As a result, management has reviewed the prospectuses for each of the nine ARS in the Company’s investment portfolio and determined that the unprecedented disruption in the auction process and resulting pattern of interest payments was according to their established rules of operation under these circumstances.  The default mechanism called for in the operating rules of these instruments is designed to adjust their interest payments to a limit based on the income generated by their underlying student loans.  The most significant consequences of this mechanism are the preservation of their AAA credit rating while adjusting to a continuing stream of interest payments to the security holders at a rate correlating to contemporary credit market rates.  As a result of this assessment, management reached the conclusion that the securities do have a strong underlying principle value and that any potential adjustment in their carrying value would be based upon the company’s ability to endure their lack of liquidity, degree on certainty of continuing interest payments and the rate on return on these securities.  Given that the Company expects considerable liquidity from its other assets, foresees continuing positive cash flow and has accepted its investment advisor’s offer to purchase all its ARS at par value in June 2010, we do not consider the remaining window of probable lack of liquidity to be of sufficient risk to justify a reduction in their carrying value.  The remaining valuation factor that we considered was the rate of return evidenced by the interest received.  We used a discounted cash flow calculation that reached a valuation that was similar to other of our recent investments with comparably high credit ratings.


January 30, 2009
Page 4
 
 
As a result of this judgment process and in accordance with the various pronouncements in this area, management reached the conclusion that the carrying value of our ARS has not been impaired and that we have no expectation of any material impact on our future results of operations, liquidity, or capital resources
 
Our auction rate securities have been classified as Level 3 assets in accordance with FASB Statement No. 157, Fair Value Measurements, as their valuation requires substantial judgment and estimation of factors that are not currently observable in the market due to the lack of trading in the securities.  If different assumptions were used for the various inputs to the valuation approach including, but not limited to, assumptions involving the estimated lives of the ARS, the estimated cash flows over those estimated lives, and the estimated discount rates, including the liquidity discount rate, applied to those cash flows, the estimated fair value of these investments could be significantly higher or lower than the fair value we determined as of November 1, 2008.

9.
We note your disclosure that “[b]ased on the cash, cash equivalents and short-term marketable securities balance of $132.3 million and expected positive operating cash flows, the Company does not anticipate the potential lack of liquidity associated with the ARS will adversely affect the Company’s ability to conduct business.”  Please tell us and disclose in future filings whether or not you believe you have the intent and the ability to hold the security until a forecasted recovery of fair value. Discuss how you applied the accounting literature you relied upon in assessing whether or not there was an other than temporary impairment of the securities.  Include a discussion of your analysis of the expected recovery period and the factors you considered in determining whether you have the intent and ability to hold the security until its recovery.  Refer to the guidance in SFAS 157 and 115, FSP FAS 115-1, and SAB Topic 5M.
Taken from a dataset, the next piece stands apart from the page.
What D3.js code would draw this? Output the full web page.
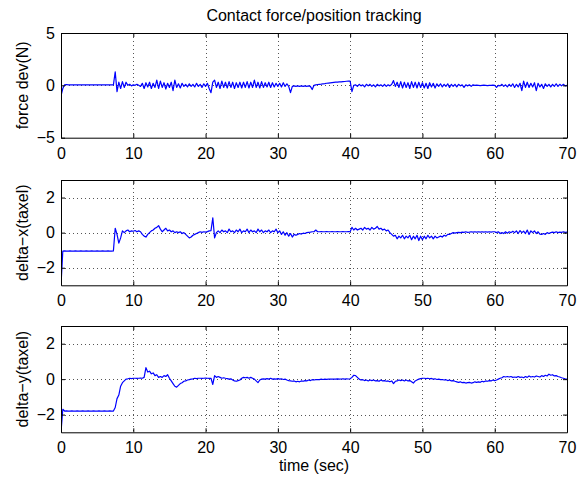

Response:  The Company believes it has the ability to hold its ARS until recovery of the fair value of the ARS.  This conclusion is based upon our cash, cash equivalents and investments other than ARS in addition to our history of and expectation of continuing positive cash flow.  Additionally, our investment manager has offered to loan us up to 75% of the par value of our ARS holdings at no net interest cost, which would make it even less likely that the lack of liquidity in the near-term would require us to attempt to liquidate the ARS in a distressed or forced sale.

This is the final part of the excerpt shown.